_OBJECTIVE_: Extract, in full, the lines below, beginning at the first and ending with the line that contains "yticks = [0, 2, 4, 6, 8]". Pictures do not belong in the copy.

_RECORDS TO USE_:

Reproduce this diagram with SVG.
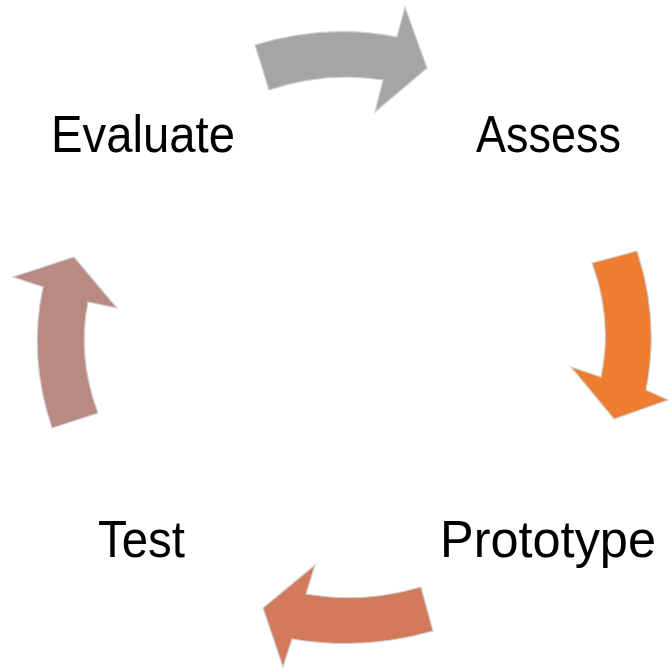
<svg xmlns="http://www.w3.org/2000/svg" width="669" height="670" viewBox="0 0 669 670">
<style>
.arrow{stroke:#d0d0d0;stroke-width:1.2;stroke-linejoin:miter}
.lbl{font-family:"Liberation Sans",Arial,sans-serif;font-size:52px;fill:#000}
</style>
<rect width="669" height="670" fill="#fff"/>
<g id="connectors">
<path id="arrow-evaluate-assess" class="arrow" fill="#A5A5A5" d="M255,45 Q326,23 397,37 L405,7 L427,68 L375,112 L383,80 Q326,71 269,90 Z"/>
<path id="arrow-assess-prototype" class="arrow" fill="#ED7D31" d="M592,263 L637,251 Q660,320 646,390 L668,400 L614,419 L571,367 L601,377 Q613,320 592,263 Z"/>
<path id="arrow-prototype-test" class="arrow" fill="#D37A5C" d="M421,587 Q363,604 306,594 L315,565 L263,608 L283,667 L292,639 Q364,651 433,631 Z"/>
<path id="arrow-test-evaluate" class="arrow" fill="#B88A82" d="M52,428 L98,413 Q77,357 88,302 L117,308 L74,257 L13,277 L43,287 Q28,357 52,428 Z"/>
</g>
<g id="node-evaluate"><text class="lbl" x="51" y="152" textLength="184" lengthAdjust="spacingAndGlyphs">Evaluate</text></g>
<g id="node-assess"><text class="lbl" x="476" y="152" textLength="145" lengthAdjust="spacingAndGlyphs">Assess</text></g>
<g id="node-prototype"><text class="lbl" x="440" y="557" textLength="216" lengthAdjust="spacingAndGlyphs">Prototype</text></g>
<g id="node-test"><text class="lbl" x="98" y="557" textLength="87" lengthAdjust="spacingAndGlyphs">Test</text></g>
</svg>
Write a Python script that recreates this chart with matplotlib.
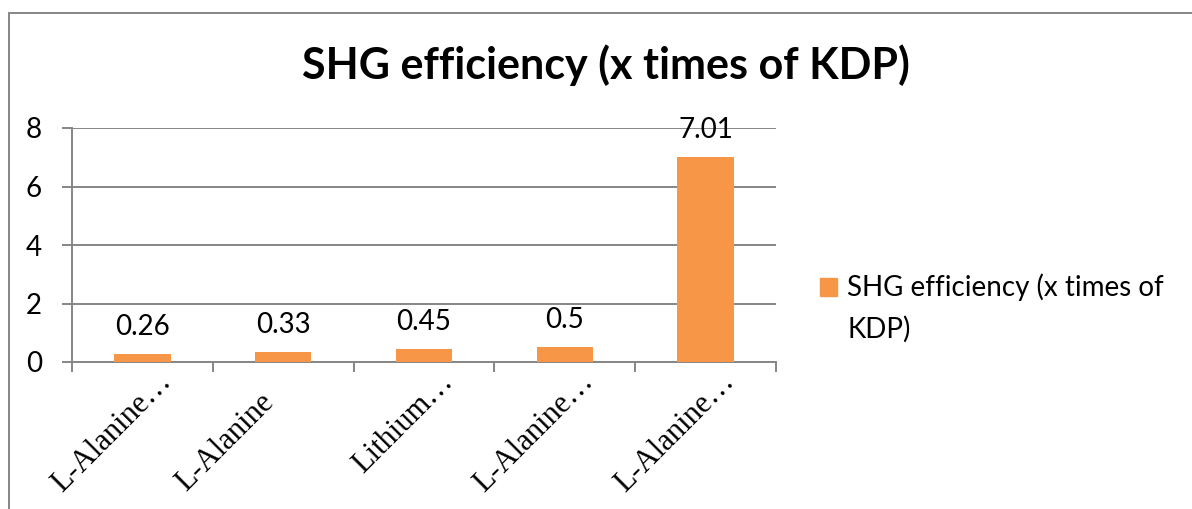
import matplotlib
matplotlib.use("Agg")
import matplotlib.pyplot as plt
from matplotlib.patches import Rectangle
from matplotlib.transforms import offset_copy

categories = ["L-Alanine…", "L-Alanine", "Lithium…", "L-Alanine…", "L-Alanine…"]
values = [0.26, 0.33, 0.45, 0.5, 7.01]
value_labels = ["0.26", "0.33", "0.45", "0.5", "7.01"]
series_name = "SHG efficiency (x times of KDP)"
legend_label = "SHG efficiency (x times of\nKDP)"
yticks = [0, 2, 4, 6, 8]

W, H = 1192, 509
PX = 72 / 100  # points per pixel at dpi 100
fig = plt.figure(figsize=(W / 100, H / 100), dpi=100)
fig.patch.set_facecolor("white")
GRAY = "#868686"
ORANGE = "#F79646"
SANS = "Lato"

# outer chart border (right and bottom edges lie outside the picture)
fig.add_artist(Rectangle((9 / W, -0.05), 1.2, (H - 13) / H + 0.05,
                         transform=fig.transFigure, fill=False,
                         edgecolor=GRAY, linewidth=1.4))

ax = fig.add_axes([72 / W, 1 - 362 / H, (776 - 72) / W, (362 - 128) / H])
x = list(range(len(categories)))
ax.bar(x, values, width=0.40, color=ORANGE, zorder=3)
ax.set_xlim(-0.5, len(categories) - 0.5)
ax.set_ylim(0, 8)
ax.set_yticks(yticks)
ax.set_yticklabels([str(t) for t in yticks], fontsize=20, family=SANS)
ax.grid(axis="y", color=GRAY, linewidth=1.4, zorder=0)
for s in ["top", "right"]:
    ax.spines[s].set_visible(False)
for s in ["bottom", "left"]:
    ax.spines[s].set_color(GRAY)
    ax.spines[s].set_linewidth(1.4)
ax.tick_params(axis="y", length=10 * PX, color=GRAY, width=1.4, pad=20 * PX)
ax.set_xticks([i - 0.5 for i in range(len(categories) + 1)])
ax.set_xticklabels([""] * (len(categories) + 1))
ax.tick_params(axis="x", length=10 * PX, color=GRAY, width=1.4)

# Excel-like rotated labels: truncated ones end near the category centre,
# a fully shown one starts at the left of its label box.
end_tr = offset_copy(ax.transData, fig=fig, x=30 * PX, y=-21 * PX, units="points")
start_tr = offset_copy(ax.transData, fig=fig, x=-97 * PX, y=-130 * PX, units="points")
for i, lab in enumerate(categories):
    truncated = lab.endswith("…")
    ax.text(i, 0, lab, rotation=45, ha="right" if truncated else "left",
            va="baseline", rotation_mode="anchor", fontsize=22,
            family="Liberation Serif",
            transform=end_tr if truncated else start_tr, clip_on=False)

for xi, v, lab in zip(x, values, value_labels):
    ax.annotate(lab, (xi, v), xytext=(0, 19 * PX), textcoords="offset points",
                ha="center", va="baseline", fontsize=20, family=SANS)

fig.text(606 / W, 1 - 79 / H, series_name, ha="center", va="baseline",
         fontsize=31, fontweight="bold", family=SANS)

# legend
fig.add_artist(Rectangle((820 / W, 1 - 296 / H), 17 / W, 18 / H,
                         transform=fig.transFigure, color=ORANGE))
fig.text(847 / W, 1 - 296 / H, legend_label.split("\n")[0], ha="left",
         va="baseline", fontsize=20, family=SANS)
fig.text(847 / W, 1 - 338 / H, legend_label.split("\n")[1], ha="left",
         va="baseline", fontsize=20, family=SANS)

fig.savefig("out.png", dpi=100)
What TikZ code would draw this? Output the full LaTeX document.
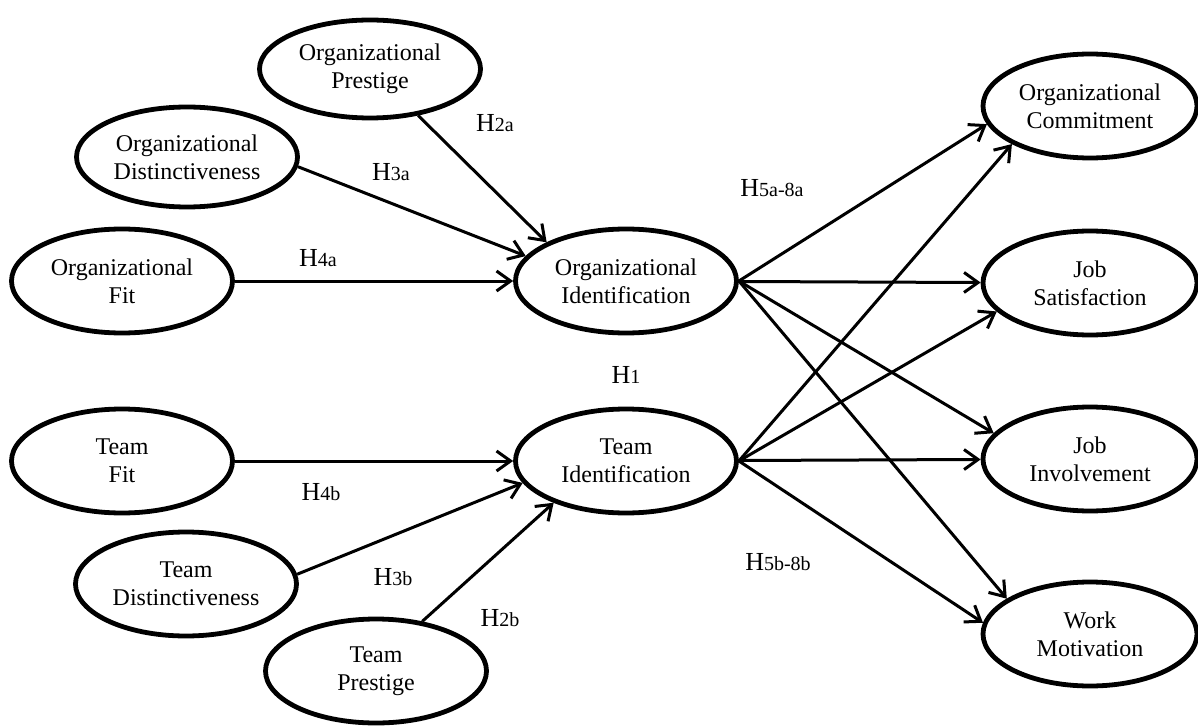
\documentclass[tikz,border=0pt]{standalone}
\usepackage{fontspec}
\setmainfont{Liberation Serif}
\usetikzlibrary{shapes.geometric,arrows.meta}

\newcommand{\hyp}[1]{{\fontsize{13}{15}\selectfont H}{\fontsize{10}{12}\selectfont #1}}

\begin{document}
\begin{tikzpicture}[x=0.5pt,y=-0.5pt,
    latent/.style={ellipse,draw,line width=2.4pt,minimum width=110.5pt,minimum height=52pt,
      inner sep=1pt,align=center,font=\fontsize{12}{14}\selectfont},
    outcome/.style={latent,minimum width=107pt},
    >={Straight Barb[length=7pt,width=10pt]}]
    \useasboundingbox (0,0) rectangle (1198,727);
                \node[latent,minimum height=49pt] (org_pres) at (370,69) {Organizational\\Prestige};
                \node[latent,minimum height=50pt] (org_dist) at (187,157) {Organizational\\Distinctiveness};
                \node[latent] (org_fit) at (122,281) {Organizational\\Fit};
                \node[latent] (org_iden) at (626,281) {Organizational\\Identification};
                \node[latent] (tm_fit) at (122,461) {Team\\Fit};
                \node[latent] (tm_dist) at (186,584) {Team\\Distinctiveness};
                \node[latent] (tm_pres) at (376,671) {Team\\Prestige};
                \node[latent] (tm_iden) at (626,461) {Team\\Identification};
                \node[outcome] (org_comm) at (1090,106) {Organizational\\Commitment};
                \node[outcome] (job_sat) at (1090,283) {Job\\Satisfaction};
                \node[outcome] (job_inv) at (1090,459) {Job\\Involvement};
                \node[outcome] (work_mot) at (1090,634) {Work\\Motivation};
                % hypothesis labels
                \node (h_2a) at (495,123) {\hyp{2a}};
                \node (h_3a) at (391,172) {\hyp{3a}};
                \node (h_4a) at (318,258) {\hyp{4a}};
                \node (h_58a) at (772,188) {\hyp{5a-8a}};
                \node (h_1) at (626,375) {\hyp{1}};
                \node (h_4b) at (321,492) {\hyp{4b}};
                \node (h_3b) at (393,577) {\hyp{3b}};
                \node (h_2b) at (500,618) {\hyp{2b}};
                \node (h_58b) at (778,562) {\hyp{5b-8b}};
                \path[->,line width=1.5pt]
                (org_pres.-44) edge (org_iden.154)
                (org_dist.-5) edge (org_iden.166)
                (org_fit) edge (org_iden)
                (org_iden.east) edge (org_comm.190)
                (org_iden) edge (job_sat)
                (org_iden.east) edge (job_inv.165)
                (org_iden.east) edge (work_mot.157)
                (tm_fit) edge (tm_iden)
                (tm_dist.5) edge (tm_iden.192)
                (tm_pres.47) edge (tm_iden.210)
                (tm_iden.east) edge (org_comm.206)
                (tm_iden.east) edge (job_sat.197)
                (tm_iden) edge (job_inv)
                (tm_iden.east) edge (work_mot.174);
            \end{tikzpicture}
\end{document}
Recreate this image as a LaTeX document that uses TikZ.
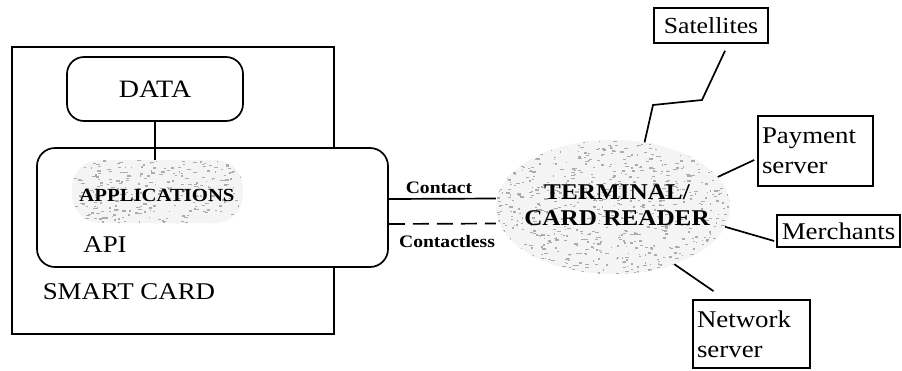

_WRITTEN SOLUTION_:
Reproduce this diagram with SVG.
<svg xmlns="http://www.w3.org/2000/svg" width="669" height="670" viewBox="0 0 669 670">
<style>
.arrow{stroke:#d0d0d0;stroke-width:1.2;stroke-linejoin:miter}
.lbl{font-family:"Liberation Sans",Arial,sans-serif;font-size:52px;fill:#000}
</style>
<rect width="669" height="670" fill="#fff"/>
<g id="connectors">
<path id="arrow-evaluate-assess" class="arrow" fill="#A5A5A5" d="M255,45 Q326,23 397,37 L405,7 L427,68 L375,112 L383,80 Q326,71 269,90 Z"/>
<path id="arrow-assess-prototype" class="arrow" fill="#ED7D31" d="M592,263 L637,251 Q660,320 646,390 L668,400 L614,419 L571,367 L601,377 Q613,320 592,263 Z"/>
<path id="arrow-prototype-test" class="arrow" fill="#D37A5C" d="M421,587 Q363,604 306,594 L315,565 L263,608 L283,667 L292,639 Q364,651 433,631 Z"/>
<path id="arrow-test-evaluate" class="arrow" fill="#B88A82" d="M52,428 L98,413 Q77,357 88,302 L117,308 L74,257 L13,277 L43,287 Q28,357 52,428 Z"/>
</g>
<g id="node-evaluate"><text class="lbl" x="51" y="152" textLength="184" lengthAdjust="spacingAndGlyphs">Evaluate</text></g>
<g id="node-assess"><text class="lbl" x="476" y="152" textLength="145" lengthAdjust="spacingAndGlyphs">Assess</text></g>
<g id="node-prototype"><text class="lbl" x="440" y="557" textLength="216" lengthAdjust="spacingAndGlyphs">Prototype</text></g>
<g id="node-test"><text class="lbl" x="98" y="557" textLength="87" lengthAdjust="spacingAndGlyphs">Test</text></g>
</svg>
Write a Python script that recreates this chart with matplotlib.
import matplotlib
matplotlib.use("Agg")
import matplotlib.pyplot as plt
from matplotlib.patches import Rectangle
from matplotlib.transforms import offset_copy

categories = ["L-Alanine…", "L-Alanine", "Lithium…", "L-Alanine…", "L-Alanine…"]
values = [0.26, 0.33, 0.45, 0.5, 7.01]
value_labels = ["0.26", "0.33", "0.45", "0.5", "7.01"]
series_name = "SHG efficiency (x times of KDP)"
legend_label = "SHG efficiency (x times of\nKDP)"
yticks = [0, 2, 4, 6, 8]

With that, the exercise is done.